CLARION, Pa. -- Having to leave a classroom building for a smoke is one thing, said Rebekah Alviani, a Clarion University of Pennsylvania sophomore. Being told to leave campus altogether is quite another.
So yesterday, after leaving her work-study job, she headed straight for the student center to join 50 of her peers as they protested a sweeping new policy that forbids smoking, even outdoors, at Pennsylvania's state-owned universities.
Many of the students lit up in a red-brick plaza outside the Gemmell Student Complex, openly defying rules imposed last week across the campuses of the 14 schools in the State System of Higher Education.
University officials handed the smokers yellow cards warning that they risk fines or disciplinary action.
Some of the protesters responded by putting tobacco on the cards, rolling them up and lighting them so they could be smoked.
"We passed them around," said Ms. Alviani, 19, of Clarion, whose father teaches on the campus. "It tasted terrible."
"Many of us try to be courteous to nonsmokers. We realize they don't like it," she said. "But my thing is 'I'll respect you if you respect me.' These are our rights."
Across the State System, as some students protested, administrators began implementing a policy that critics complained was so sudden they were notified only hours before it took effect Thursday.
Signs are still being readied declaring the State System campuses with 110,000 students entirely smoke-free.

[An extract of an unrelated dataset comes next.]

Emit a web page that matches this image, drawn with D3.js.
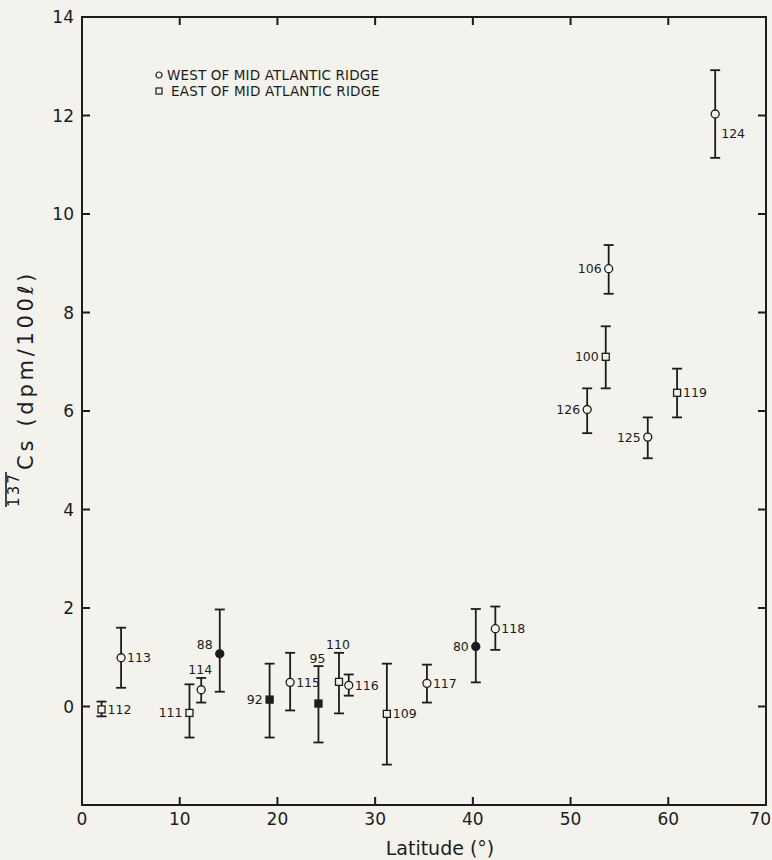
<!DOCTYPE html>
<html>
<head>
<meta charset="utf-8">
<script src="https://cdn.jsdelivr.net/npm/d3@7"></script>
<style>
	html, body { margin: 0; padding: 0; background: #f3f2ed; }
	svg { display: block; }
	text { font-family: 'DejaVu Sans', sans-serif; fill: #1c1c1c; }
</style>
</head>
<body>
<div id="chart"></div>
<script>
// station numbers and readings (latitude in degrees, 137Cs in dpm/100 l)
var stations = ['112', '113', '111', '114', '88', '92', '115', '95', '110', '116',
								'109', '117', '80', '118', '126', '100', '106', '125', '119', '124'];
var latitude = [2, 4, 11, 12.2, 14.1, 19.2, 21.3, 24.2, 26.3, 27.3,
								31.2, 35.3, 40.3, 42.3, 51.7, 53.6, 53.9, 57.9, 60.9, 64.8];
var cesium = [-0.06, 0.99, -0.13, 0.34, 1.07, 0.14, 0.49, 0.06, 0.5, 0.43,
							-0.15, 0.47, 1.22, 1.58, 6.03, 7.1, 8.89, 5.47, 6.37, 12.03];
var errHigh = [0.1, 1.6, 0.45, 0.58, 1.97, 0.87, 1.09, 0.82, 1.09, 0.65,
							 0.87, 0.85, 1.98, 2.03, 6.46, 7.72, 9.37, 5.87, 6.86, 12.92];
var errLow = [-0.2, 0.38, -0.63, 0.08, 0.3, -0.63, -0.08, -0.73, -0.14, 0.22,
							-1.18, 0.08, 0.49, 1.15, 5.55, 6.46, 8.38, 5.04, 5.87, 11.14];
var shapes = ['square', 'circle', 'square', 'circle', 'circle', 'square', 'circle', 'square', 'square', 'circle',
							'square', 'circle', 'circle', 'circle', 'circle', 'square', 'circle', 'circle', 'square', 'circle'];
var filled = [false, false, false, false, true, true, false, true, false, false,
							false, false, true, false, false, false, false, false, false, false];

var xTicks = [0, 10, 20, 30, 40, 50, 60, 70];
var yTicks = [0, 2, 4, 6, 8, 10, 12, 14];
var legendItems = ['WEST OF MID ATLANTIC RIDGE', 'EAST OF MID ATLANTIC RIDGE'];

// where each station number sits next to its point
var labelSide = {
	'111': 'left', '92': 'left', '80': 'left', '126': 'left', '100': 'left',
	'106': 'left', '125': 'left', '88': 'upleft',
	'114': 'top', '95': 'top', '110': 'top', '124': 'lowright'
};

var width = 772, height = 860;
var ink = '#1c1c1c';
var paper = '#f3f2ed';

var svg = d3.select('#chart').append('svg')
	.attr('width', width)
	.attr('height', height);

var x = d3.scaleLinear().domain([0, 70]).range([82, 766]);
var y = d3.scaleLinear().domain([-2, 14]).range([805, 17]);

var data = stations.map(function (s, i) {
	return {
		id: s, lat: latitude[i], v: cesium[i],
		hi: errHigh[i], lo: errLow[i],
		shape: shapes[i], filled: filled[i]
	};
});

// stretch a text element out to a given length with letter spacing
function spreadTo (el, len) {
	var n = el.textContent.length;
	var cur = el.getComputedTextLength();
	d3.select(el).style('letter-spacing', ((len - cur) / n) + 'px');
};

// frame
var frame = svg.append('g')
	.attr('stroke', ink)
	.attr('stroke-width', 2)
	.attr('fill', 'none');

frame.append('rect')
	.attr('x', x(0))
	.attr('y', y(14))
	.attr('width', x(70) - x(0))
	.attr('height', y(-2) - y(14));

var tickLen = 8;

// bottom and top ticks (inward)
frame.selectAll('.xb').data(xTicks.slice(1, -1)).enter().append('line')
	.attr('x1', function (d) { return x(d); })
	.attr('x2', function (d) { return x(d); })
	.attr('y1', y(-2))
	.attr('y2', y(-2) - tickLen);

frame.selectAll('.xt').data(xTicks.slice(1, -1)).enter().append('line')
	.attr('x1', function (d) { return x(d); })
	.attr('x2', function (d) { return x(d); })
	.attr('y1', y(14))
	.attr('y2', y(14) + tickLen);

// left and right ticks (inward)
frame.selectAll('.yl').data(yTicks.slice(0, -1)).enter().append('line')
	.attr('x1', x(0))
	.attr('x2', x(0) + tickLen)
	.attr('y1', function (d) { return y(d); })
	.attr('y2', function (d) { return y(d); });

frame.selectAll('.yr').data(yTicks.slice(0, -1)).enter().append('line')
	.attr('x1', x(70))
	.attr('x2', x(70) - tickLen)
	.attr('y1', function (d) { return y(d); })
	.attr('y2', function (d) { return y(d); });

// tick labels
svg.selectAll('.xlab').data(xTicks).enter().append('text')
	.attr('x', function (d) { return d === 70 ? width - 1 : x(d); })
	.attr('y', y(-2) + 20)
	.attr('text-anchor', function (d) { return d === 70 ? 'end' : 'middle'; })
	.style('font-size', '17px')
	.text(function (d) { return d; });

svg.selectAll('.ylab').data(yTicks).enter().append('text')
	.attr('x', x(0) - 8)
	.attr('y', function (d) { return y(d); })
	.attr('dy', '0.36em')
	.attr('text-anchor', 'end')
	.style('font-size', '17px')
	.text(function (d) { return d; });

// axis titles
svg.append('text')
	.attr('x', 440)
	.attr('y', 855)
	.attr('text-anchor', 'middle')
	.style('font-size', '19px')
	.text('Latitude (°)');

var yTitle = svg.append('g')
	.attr('transform', 'translate(33, 507) rotate(-90)');

var mass = yTitle.append('text')
	.attr('x', 0)
	.attr('y', -14)
	.style('font-size', '15px')
	.text('137');
spreadTo(mass.node(), 35);

var unit = yTitle.append('text')
	.attr('x', 37)
	.attr('y', 0)
	.style('font-size', '21px')
	.text('Cs (dpm/100ℓ)');
spreadTo(unit.node(), 200);

// overline across the mass number
yTitle.append('line')
	.attr('x1', 0)
	.attr('x2', 35)
	.attr('y1', -27)
	.attr('y2', -27)
	.attr('stroke', ink)
	.attr('stroke-width', 1.6);

// legend
var legend = svg.append('g')
	.attr('transform', 'translate(159, 75)');

legendItems.forEach(function (t, i) {
	var g = legend.append('g')
		.attr('transform', 'translate(0,' + (i * 16) + ')');
	if (i === 0) {
		g.append('circle').attr('r', 3)
			.attr('fill', 'none').attr('stroke', ink).attr('stroke-width', 1.2);
	} else {
		g.append('rect').attr('x', -3).attr('y', -3).attr('width', 6).attr('height', 6)
			.attr('fill', 'none').attr('stroke', ink).attr('stroke-width', 1.2);
	}
	var lt = g.append('text')
		.attr('x', i === 0 ? 8 : 12)
		.attr('dy', '0.36em')
		.style('font-size', '13.5px')
		.text(t);
	spreadTo(lt.node(), i === 0 ? 212 : 209);
});

// points with error bars
var pts = svg.append('g').selectAll('g')
	.data(data).enter().append('g')
	.attr('class', 'pt');

var cap = 5;

pts.append('line')
	.attr('x1', function (d) { return x(d.lat); })
	.attr('x2', function (d) { return x(d.lat); })
	.attr('y1', function (d) { return y(d.hi); })
	.attr('y2', function (d) { return y(d.lo); })
	.attr('stroke', ink)
	.attr('stroke-width', 1.8);

pts.append('line')
	.attr('x1', function (d) { return x(d.lat) - cap; })
	.attr('x2', function (d) { return x(d.lat) + cap; })
	.attr('y1', function (d) { return y(d.hi); })
	.attr('y2', function (d) { return y(d.hi); })
	.attr('stroke', ink)
	.attr('stroke-width', 1.8);

pts.append('line')
	.attr('x1', function (d) { return x(d.lat) - cap; })
	.attr('x2', function (d) { return x(d.lat) + cap; })
	.attr('y1', function (d) { return y(d.lo); })
	.attr('y2', function (d) { return y(d.lo); })
	.attr('stroke', ink)
	.attr('stroke-width', 1.8);

pts.each(function (d) {
	var g = d3.select(this);
	var fill = d.filled ? ink : paper;
	if (d.shape === 'circle') {
		g.append('circle')
			.attr('cx', x(d.lat))
			.attr('cy', y(d.v))
			.attr('r', 4)
			.attr('fill', fill)
			.attr('stroke', ink)
			.attr('stroke-width', 1.3);
	} else {
		g.append('rect')
			.attr('x', x(d.lat) - 3.5)
			.attr('y', y(d.v) - 3.5)
			.attr('width', 7)
			.attr('height', 7)
			.attr('fill', fill)
			.attr('stroke', ink)
			.attr('stroke-width', 1.3);
	}
});

pts.append('text')
	.style('font-size', '12.5px')
	.attr('dy', '0.36em')
	.attr('text-anchor', function (d) {
		var s = labelSide[d.id] || 'right';
		if (s === 'left' || s === 'upleft') { return 'end'; }
		if (s === 'top') { return 'middle'; }
		return 'start';
	})
	.attr('x', function (d) {
		var s = labelSide[d.id] || 'right';
		if (s === 'left' || s === 'upleft') { return x(d.lat) - 7; }
		if (s === 'top') { return x(d.lat) - 1; }
		return x(d.lat) + 6;
	})
	.attr('y', function (d) {
		var s = labelSide[d.id] || 'right';
		if (s === 'top') { return y(d.hi) - 8; }
		if (s === 'upleft') { return y(d.v) - 9; }
		if (s === 'lowright') { return y(d.v) + 19; }
		return y(d.v);
	})
	.text(function (d) { return d.id; });
</script>
</body>
</html>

Officials at both California and Indiana universities of Pennsylvania said workers will remove dozens of cigarette receptacles from the campuses.
The new policy has its supporters, too. Even as critics at Clarion planned another rally for Thursday, a separate group on campus said it will protest in support of the ban.
As she and a friend ate lunch inside Gemmell, Rebecca Burgess, 20, a junior from Gibsonia, said those who don't smoke have rights, too.
"It's not fair to us. I don't like walking and having smoke blow in my face," she said.
Kenn Marshall, a State System spokesman, said the policy approved by Chancellor John Cavanaugh represents the system's read of a new statewide smoking law, enacted last week.
Mr. Marshall said the State System, which holds some classes and events outdoors, considers all its grounds to be educational facilities and thus covered by the law.
That interpretation goes beyond what is in force on other public campuses in Pennsylvania, including Penn State University and the University of Pittsburgh.
Both schools say the new state law will not change their policies, which already forbid smoking indoors but allow it outdoors away from building entrances and air-intake systems.
Yesterday, at Clarion, the protesters briefly marched to the campus library, shouting "What do we want? The right to smoke!" as a pair of campus police officers followed.
Jon DiSalvo, 23, a sophomore from Vandergrift, said smoking is his addiction, he loves it and those who don't like what he exhales can step a couple of feet back.
"The walkway is five feet. I'm maybe a foot and a half wide," he said. "There's three other feet they could be walking on."